童年时代,每天清晨去学校,奶奶拉开门栓,推开铁门,铰链摩擦发出年久失修的“吱呀”一声,不是那种如老牛低哞一般的浊音,而是鸟啼般空灵清脆,宛若歌唱的少女。上学的路从这扇门开始,铁门的声音唤醒睡眼惺忪的我,开启新的一天。
晚上,躺在被窝里,隔着一道道墙也能听到奶奶掩门拴上门栓的声音,又是那一声短暂而清脆的“吱呀”声,穿过黑夜,飘进我的梦里,结束疲倦的一天。在门的两声开合中,每家每户都重复着简单的生活,任凭门外熙攘喧嚣也好,悄然沉寂也好。门里面,是一家人自己的岁月悠长。
铁门不大,两扇,一个门栓,一把老锁。如一个护卫,几十年如一日地守护着这个家,见证了三代人的成长和衰老。我喜欢紧紧地扒住门上的钢条,身体贴在铁门上,随着门的开合荡来荡去,那是我记忆中的“秋千”,陪伴我摇过了多少年月,直到有一天它消失了。
搬迁出乎了所有人的意料,没有任何预兆,只记得一群人在门前捣鼓着各种仪器,各种冰冷的仪器。我记得那个测距离的人带着金边眼睛,就站着铁门边,眼镜反射着幽蓝的光,让人不寒而栗。他粗暴地推开铁门,铁门猛地撞到墙壁上,发出一声抗议的呼喊。之后发生了什么我早已忘却,只记得后来,我们离开了,离开了家,还有那扇铁门,那扇守护着我们的——门。
搬进的新家有漂亮的阳光房,推拉的玻璃门再不会发出清脆的“吱呀”声,只有轮轴滚动的声音,细微而又低沉。而我时常想起那扇铁门,但我心里只当那个歌唱的少女变得内敛而成熟了起来,只当那扇门一直都在。
每天跨过无数的门,但是现在,我再也不会去听每一扇门开合发出的声音了,也许是事情太多过于繁杂,也许是心里过于繁杂,再也听不进亦或是听不见一些声音了。但午夜梦回,总会听到铁门开合的“吱呀”一声,听到门栓上锁时锁与铁门碰撞发出的“叮叮咚咚”的清脆。
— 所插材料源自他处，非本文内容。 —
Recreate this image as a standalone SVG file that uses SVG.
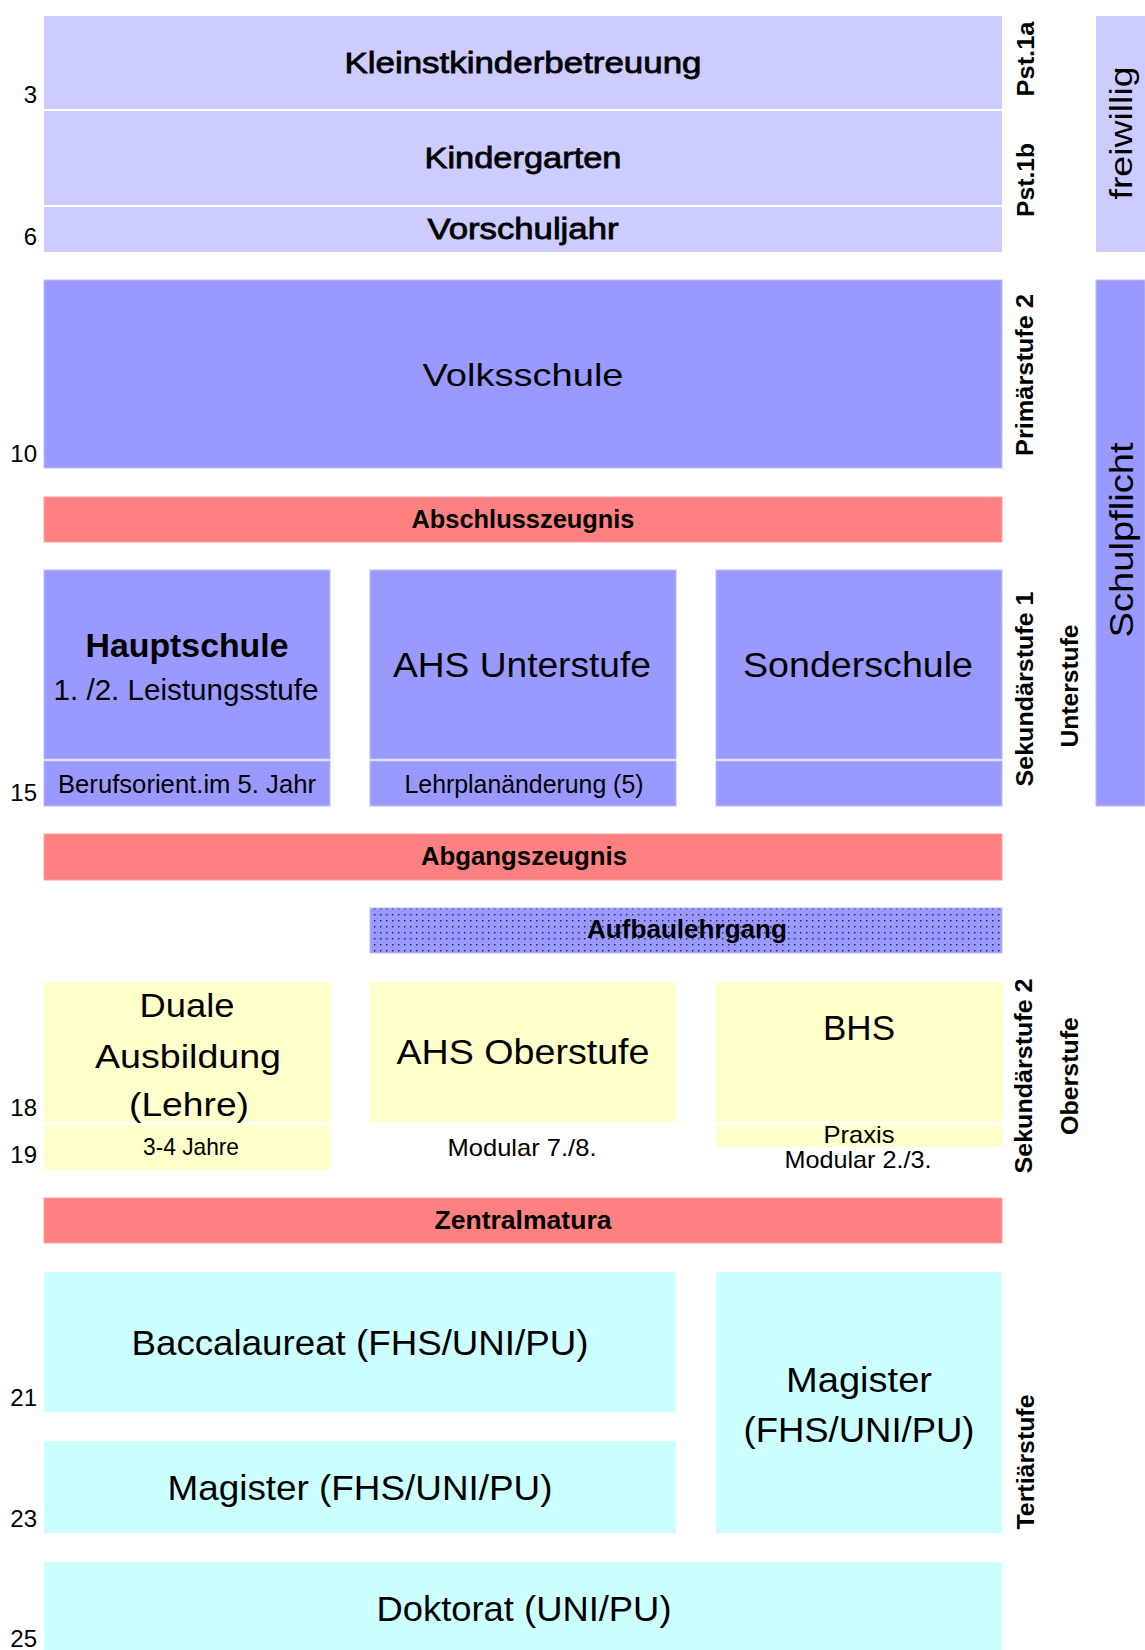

它伴随我走过那些年岁,在我心里生根发芽,变成了我心里的一扇门,开合之间,结束一段时光,让我成长。
再见老家住址,已是一片平坦的公路。延伸到远方,好远好远。没有铁门,没有熟悉的那栋房子。因为,都在我心里,都在我的记忆里。我会长大,会去远方,但是我回首的时候,一定会看到回忆中的那扇门,那个地方,有我的家。